On one side, some argue that allowing big emitters to use the relatively cheap offsets from forestry, land, and agriculture (or “FLAG” sectors, as they’re commonly called), is a cost-effective way to combat climate change..

On the other side, some believe we should force emitters to do the hard work to reduce their emissions, rather than allow them to net out their emissions with removals that come from other places. 

Rather than weigh in, let’s imagine we live in a future where, as the FLAG guidance from the Science Based Target Initiative (SBTi) advocates, we separate emissions from geologic carbon cycles (i.e., fossil fuel related) from emissions from biogenic carbon cycles (i.e., from FLAG sectors). 

What would such a change mean for agriculture and agtech?

Big costs to big industries

In this future, companies outside agriculture and food with big GHG footprints would not be able to source carbon credits from the agricultural sector as they’ve done in the past. This means fewer opportunities for farmers to earn additional income by selling carbon credits into (voluntary) offset markets.

Instead, these companies will scramble to reduce their emissions at source, making massive investments in new technologies. This is likely good for the planet, but could have pretty scary consequences for energy prices (and therefore downstream markets in agriculture like fertilizer) in the near term. 

Business model scrutiny for agtech startups

Recently there’s been a massive influx of agtech startups working to help producers improve their emissions credentials. While some approaches also stack up commercially for the producers (e.g., because they have a productivity benefit), others have business models that are dependent on revenues from carbon credits. 

In a world where we bifurcate emissions by source, will these companies crash and burn or find ways to pivot? There could certainly be new opportunities to retarget agricultural emissions-focused trading infrastructure, like a per animal ‘cap and trade’ system for ruminant livestock.

Bye bye carrots, it’s sticks for producers 

It might seem like this future would mean less complexity for producers, as they’d no longer need to navigate whether, and how, to participate in offset markets. 

However, companies embedded in the FLAG sectors, such as food & fiber processors, CPG companies, and grocery retailers, will still be under pressure to reduce their emissions, and will uniquely be able to leverage removals that come from the farms in their upstream value chains.

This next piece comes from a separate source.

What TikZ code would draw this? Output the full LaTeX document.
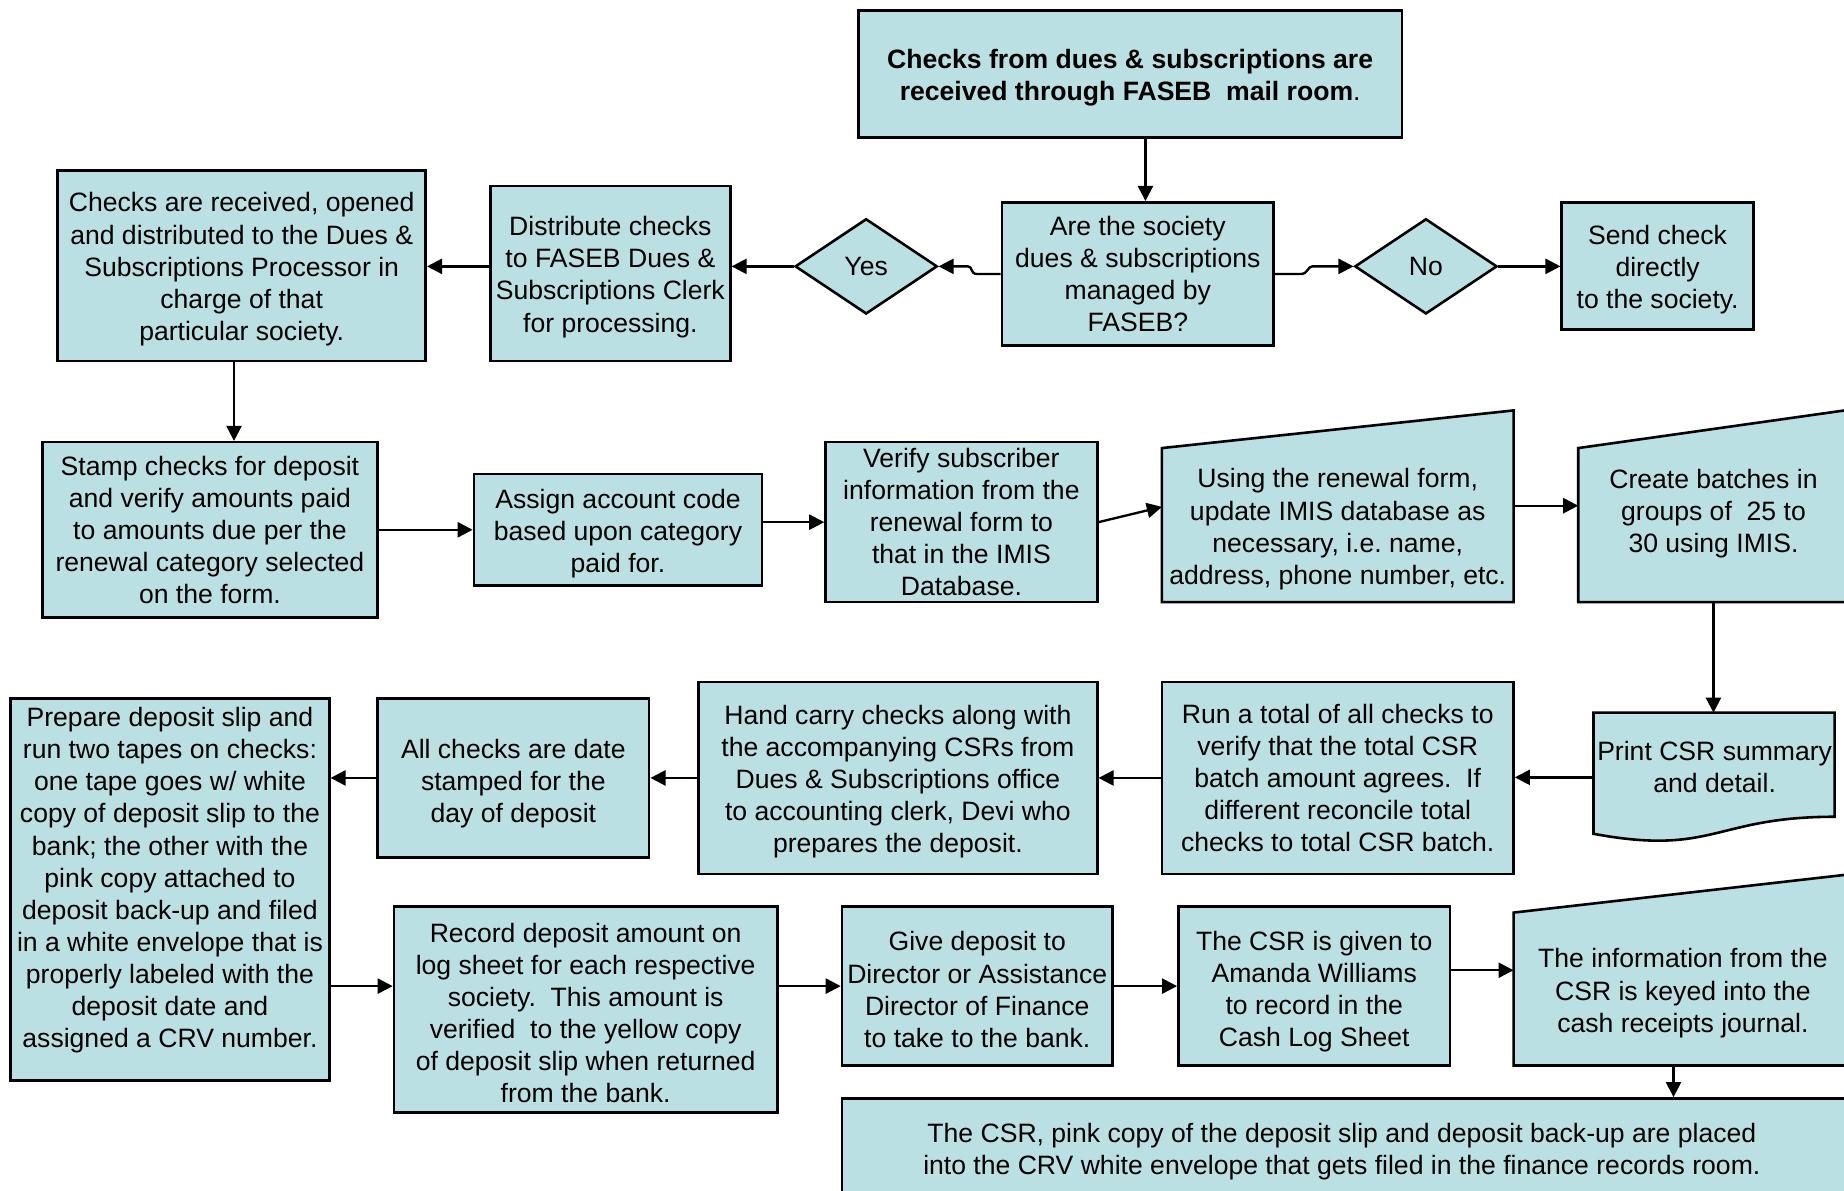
\documentclass[tikz,border=0pt]{standalone}
\usepackage{fontspec}
\setmainfont{Liberation Sans}
\usetikzlibrary{arrows.meta,shapes.geometric}
\definecolor{boxfill}{RGB}{187,224,228}
\newcommand{\myfont}{\fontsize{11.3}{13.65}\selectfont}
\newcommand{\dn}{\rule{0pt}{11.2pt}}
\begin{document}
\begin{tikzpicture}[x=0.5pt,y=-0.5pt,
  shp/.style={draw=black, line width=1.1pt, fill=boxfill},
  box/.style={shp, inner sep=0pt, align=center, font=\myfont},
  txt/.style={inner sep=0pt, align=center, font=\myfont},
  dia/.style={diamond, shp, inner sep=0pt, minimum width=60.5pt, minimum height=40.5pt, font=\myfont},
  arr/.style={line width=1pt, -{Triangle[length=6.4pt,width=6.4pt]}}]
\useasboundingbox (0,0) rectangle (1568,1012);
\clip (0,0) rectangle (1568,1012);

% ---- row 1
\node[box, minimum width=231pt, minimum height=54pt, font=\myfont\bfseries] (top) at (961,63)
  {\dn Checks from dues \& subscriptions are\\ received through FASEB\ \ mail room{\mdseries .}};
\node[box, minimum width=115.5pt, minimum height=61pt] (are) at (967.5,233)
  {Are the society\\ dues \& subscriptions\\ managed by\\ FASEB?};
\node[dia] (yes) at (736.5,226.5) {Yes};
\node[dia] (no) at (1212.5,226.5) {No};
\node[box, minimum width=81.5pt, minimum height=54pt] (send) at (1409.5,226)
  {\dn Send check\\ directly\\ to the society.};
\node[box, minimum width=102pt, minimum height=74.5pt] (dist) at (519,232.5)
  {\dn Distribute checks\\ to FASEB Dues \&\\ Subscriptions Clerk\\ for processing.};
\node[box, minimum width=156.5pt, minimum height=81pt] (recv) at (205.5,226)
  {\dn Checks are received, opened\\ and distributed to the Dues \&\\ Subscriptions Processor in\\ charge of that\\ particular society.};

% ---- row 2
\node[box, minimum width=142.5pt, minimum height=74.5pt] (stamp) at (178.5,450.5)
  {Stamp checks for deposit\\ and verify amounts paid\\ to amounts due per the\\ renewal category selected\\ on the form.};
\node[box, minimum width=122.5pt, minimum height=47.5pt] (assign) at (525.5,450.5)
  {\dn Assign account code\\ based upon category\\ paid for.};
\node[box, minimum width=115.5pt, minimum height=68pt] (verify) at (817.5,444)
  {Verify subscriber\\ information from the\\ renewal form to\\ that in the IMIS\\ Database.};
\path[shp] (988,381) -- (1287,349) -- (1287,512) -- (988,512) -- cycle;
\node[txt] (using) at (1137.5,450)
  {Using the renewal\ form,\\ update IMIS database as\\ necessary, i.e.\ name,\\ address, phone number, etc.};
\path[shp] (1342,381) -- (1572,348.5) -- (1572,512) -- (1342,512) -- cycle;
\node[txt] (create) at (1457,436.5)
  {Create batches in\\ groups of \ 25 to\\ 30 using IMIS.};
\coordinate (usingW) at (988,431);
\coordinate (usingE) at (1287,430);
\coordinate (createW) at (1342,430);
\coordinate (createS) at (1457,512);

% ---- row 3
\path[shp] (1355,606) -- (1560,606) -- (1560,694.5)
  .. controls (1457.5,694.5) and (1457.5,728) .. (1355,709) -- cycle;
\node[txt] (print) at (1458,652.5) {Print CSR summary\\ and detail.};
\coordinate (printN) at (1457,606);
\coordinate (printW) at (1355,661);
\node[box, minimum width=149.5pt, minimum height=81.5pt] (run) at (1137.5,661.5)
  {Run a total of all checks to\\ verify that the total CSR\\ batch amount agrees.\ \ If\\ different reconcile total\\ checks to total CSR batch.};
\node[box, minimum width=169.5pt, minimum height=81.5pt] (hand) at (763.5,661.5)
  {\dn Hand carry checks along with\\ the accompanying CSRs from\\ Dues \& Subscriptions office\\ to accounting clerk, Devi who\\ prepares the deposit.};
\node[box, minimum width=115.5pt, minimum height=67.5pt] (all) at (436.5,661.5)
  {\rule{0pt}{13pt}All checks are date\\ stamped for the\\ day of deposit};
\node[box, minimum width=135.5pt, minimum height=162.5pt] (prep) at (144.5,756.5) {};
\node[txt] (preptext) at (144.5,748.5)
  {Prepare deposit slip and\\ run two tapes on checks:\\ one tape goes w/ white\\ copy of deposit slip to the\\ bank; the other with the\\ pink copy attached to\\ deposit back-up and filed\\ in a white envelope that is\\ properly labeled with the\\ deposit date and\\ assigned a CRV number.};

% ---- row 4
\node[box, minimum width=163pt, minimum height=87.5pt] (record) at (498,858.5)
  {\dn Record deposit amount on\\ log sheet for each respective\\ society.\ \ This amount is\\ verified\ \ to the yellow copy\\ of deposit slip when returned\\ from the bank.};
\node[box, minimum width=115pt, minimum height=67.5pt] (give) at (831,838.5)
  {\dn Give deposit to\\ Director or Assistance\\ Director of Finance\\ to take to the bank.};
\node[box, minimum width=115.5pt, minimum height=67.5pt] (csr) at (1117.5,838.5)
  {\rule{0pt}{13pt}The CSR is given to\\ Amanda Williams\\ to record in the\\ Cash Log Sheet};
\path[shp] (1287,776) -- (1575,743.2) -- (1575,906) -- (1287,906) -- cycle;
\node[txt] (info) at (1431,844.5)
  {The information from the\\ CSR is keyed into the\\ cash receipts journal.};
\coordinate (infoW) at (1287,825);
\coordinate (infoS) at (1423,906);
\node[box, minimum width=427pt, minimum height=53pt] (bottom) at (1143,987) {};
\node[txt] (bottomtext) at (1141,979.5)
  {The CSR, pink copy of the deposit slip and deposit back-up are placed\\ into the CRV white envelope that gets filed in the finance records room.};

% ---- connectors
\coordinate (tx) at (974,0);
\coordinate (rx) at (199,0);
\draw[arr] (top.south -| tx) -- (are.north -| tx);
\draw[arr] (are.west) -- ++(-20,0) .. controls +(-6,0) and +(4,0) .. ([xshift=12.5pt]yes.east) -- (yes.east);
\draw[arr] (are.east) -- ++(22,0) .. controls +(6,0) and +(-4,0) .. ([xshift=-17.5pt]no.west) -- (no.west);
\draw[arr] (no.east) -- (send.west |- no.east);
\draw[arr] (yes.west) -- (dist.east |- yes.west);
\draw[arr] (dist.west |- yes.west) -- (recv.east |- yes.west);
\draw[arr] (recv.south -| rx) -- (stamp.north -| rx);
\draw[arr] (stamp.east) -- (assign.west |- stamp.east);
\draw[arr] (assign.east |- verify.west) -- (verify.west);
\draw[arr] (verify.east) -- (usingW);
\draw[arr] (usingE) -- (createW);
\draw[arr] (createS) -- (printN);
\draw[arr] (printW) -- (run.east |- printW);
\draw[arr] (run.west) -- (hand.east);
\draw[arr] (hand.west) -- (all.east);
\draw[arr] (all.west) -- (prep.east |- all.west);
\draw[arr] (prep.east |- give.west) -- (record.west |- give.west);
\draw[arr] (record.east |- give.west) -- (give.west);
\draw[arr] (give.east) -- (csr.west);
\draw[arr] (csr.east |- infoW) -- (infoW);
\draw[arr] (infoS) -- (bottom.north -| infoS);
\end{tikzpicture}
\end{document}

Rather than offsets, though, the “insetting” strategies these companies use to incentivize practice change could be quite different from the traditional model of paying a price per tonne of CO2e to farmers. While right now companies are offering premiums, when they no longer have to compete with the “carrot” of an offset payment, a more stick-like approach might emerge. 

Ultimately, efforts to reduce emissions on farms may become a requirement to access certain value chains, sources of finance, and downstream markets. 

So, could bifurcation of emissions actually happen?

This is just a thought experiment, as it’s uncertain whether the separation of geological and biogenic emissions will be implemented on a global scale. But with SBTi leading the charge with voluntary rules that companies are adopting, it’s at least possible.

When it comes to the rules set by regulators worldwide, there’s much less certainty. 

For example, in the EU, heavy industries cannot use offsets from land and agriculture sectors. In New Zealand, they can use forestry offsets but not agricultural ones. Meanwhile, in Australia, heavy industry can use offsets from any source, including forestry and agriculture.

So one possible future is that there might still be demand for agricultural offsets in regulated carbon markets in some parts of the world, while demand in voluntary markets may decline. 

Amidst all this change, clarity can be hard to find. However, one thing is crystal clear: we need to take climate action urgently, and we can't afford to wait and see. The costs of inaction are just too high.